With no natural agility or aptitude (apart from a 6ft 2ins frame), I was a lamb for the slaughter the equal of any who pass through the famous nearby sale pens. The locals soon sussed me out.

The ball hit the net with monotonous regularity and the whole felony was compounded when I had to take a bye-kick up the slope, slipped in the mud and trundled the ball a few yards to a grateful centre-forward who returned it with interest: that was it - 9-1 for ''wee'' Lairg.

Bullying? I never heard the end of it for months after but, strangely, I cannot now recall a word of the derision, so completely has my mind blanked it out. I never played in goal again.

I might never have recalled it either but for an incident in last Saturday's women's football international with Czechoslavakia at the Caledonian Stadium, Inverness, which evoked my sympathy.

The Scottish goalkeeper, Gemma Fay from Aberdeen, who is only 16, was winning her first cap and playing pluckily, as did the rest of the home side against a a side of veritable giants.

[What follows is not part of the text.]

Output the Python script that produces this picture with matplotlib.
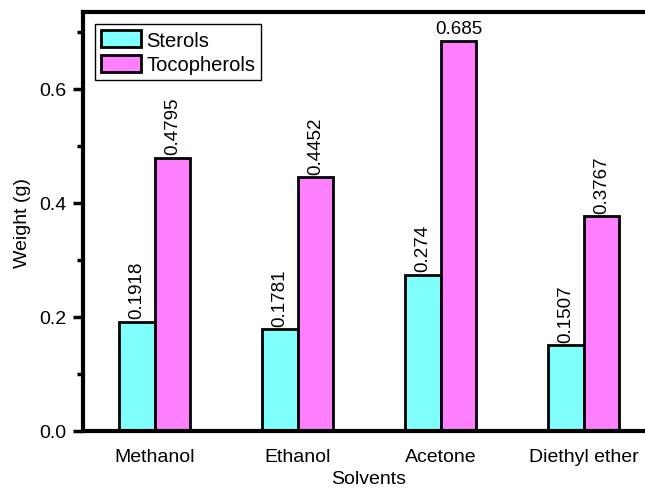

The Czechs, up 1-0, sent a speculative lob-cum-shot into the box which Gemma, who looks no more than 5ft 0in tall, chose not to catch on the full. As a result the ball bounced clean over her head and appeared to be destined for the back of the net, when, fortunately for Scotland and, I suspect, Gemma's future career, hit the underside of the bar and came out. She was spared a moment of supreme embarrassment and Scotland went on to earn a 1-1 draw and a mathematical chance of topping their World Cup qual ifying group by beating Lithuania 18-0 at Scotstoun tomorrow.

If they do win by that amount however will it not be a form of bullying? Albeit that the competition is in its infancy and the stronger teams will emerge to fill the higher grades, it cannot be much fun for the also-rans.

And why are the authorities in women's sport so reluctant to make concessions on account of physique?

Gemma Fay looked tiny in the massive goals and the size and width of the pitch seemed a problem for many of her team-mates, particularly against the wind.

That, I hope, is not being sexist but sensible.

Some sports have modified their rules to acknowledge the different attributes of their female competitors, volleyball, for example, having a lower net.

Basketball in Europe is at long last beginning to change to a smaller ball for women which is already used in US college ball and the Women's NBA, and next season England will follow Ireland's example by using it for all women's competitions. The height of the ring, however, is still 10 feet, the same as for the men.

I am glad to say, ''goal-tending'' in basketball is barred - and I thoroughly approve.